O concerto foi marcado por um alinhamento repleto de temas emblemáticos do repertório do grupo e incluiu canções como Mudjer trabadjadera, Kintal di Belinha e Fidjus Funana, mas foi com É Si Propi, um clássico do grupo, que a comunidade cabo verdiana presente se fez ouvir, dançando e cantando em uníssono o tema que acabou por se tornar um hino coletivo.
Durante toda a atuação a plateia respondeu com entusiasmo e reconhecimento, traduzindo um sentimento de pertença que a distância geográfica não apaga. Bino sublinha essa cumplicidade e assume, com gratidão, a forma como a comunidade assume e eleva a cultura. “Tocar aqui é como tocar lá na terra.” Ao longo dos anos, diáspora cabo verdiana tem-se revelado um agente indireto de promoção do país, contribuindo para ampliar o alcance da cultura e reforçar o seu estatuto enquanto referência identitária transnacional.

Horas antes da apresentação do grupo, a BANTUMEN teve oportunidade de falar com Bino, num encontro que combinou memória, resistência e futuro.


Num país onde a cultura sempre desempenhou um papel central na afirmação da identidade nacional, o funaná ocupa um lugar de destaque. Proibido durante o período colonial por ser considerado subversivo, este género musical foi durante décadas marginalizado, principalmente por dar voz aos anseios das camadas mais pobres da população cabo-verdiana. Tido como inconveniente pelas autoridades e pela Igreja, foi até alvo de proibições formais: quem tocava ou dançava funaná podia ver recusados documentos ou cerimónias religiosas. A repressão era uma tentativa de silenciar não apenas uma prática artística, mas uma forma de expressão identitária.
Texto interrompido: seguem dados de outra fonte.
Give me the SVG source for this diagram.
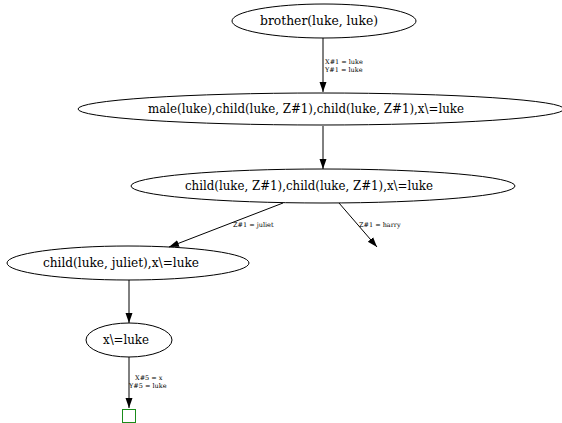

É nesse contexto de resistência e reconstrução cultural que Bino, membro fundador dos Ferro Gaita, relembra a importância do género como instrumento político e simbólico. “Queríamos sair da escravatura, então tínhamos que pegar no funaná”, afirma, referindo-se à sua força do género musical enquanto canal de mensagens codificadas e de afirmação colectiva. “E as mensagens? Eram através das canções. Vem daí a independência e então a revolução”, acrescenta, ligando o percurso do género ao processo de independência.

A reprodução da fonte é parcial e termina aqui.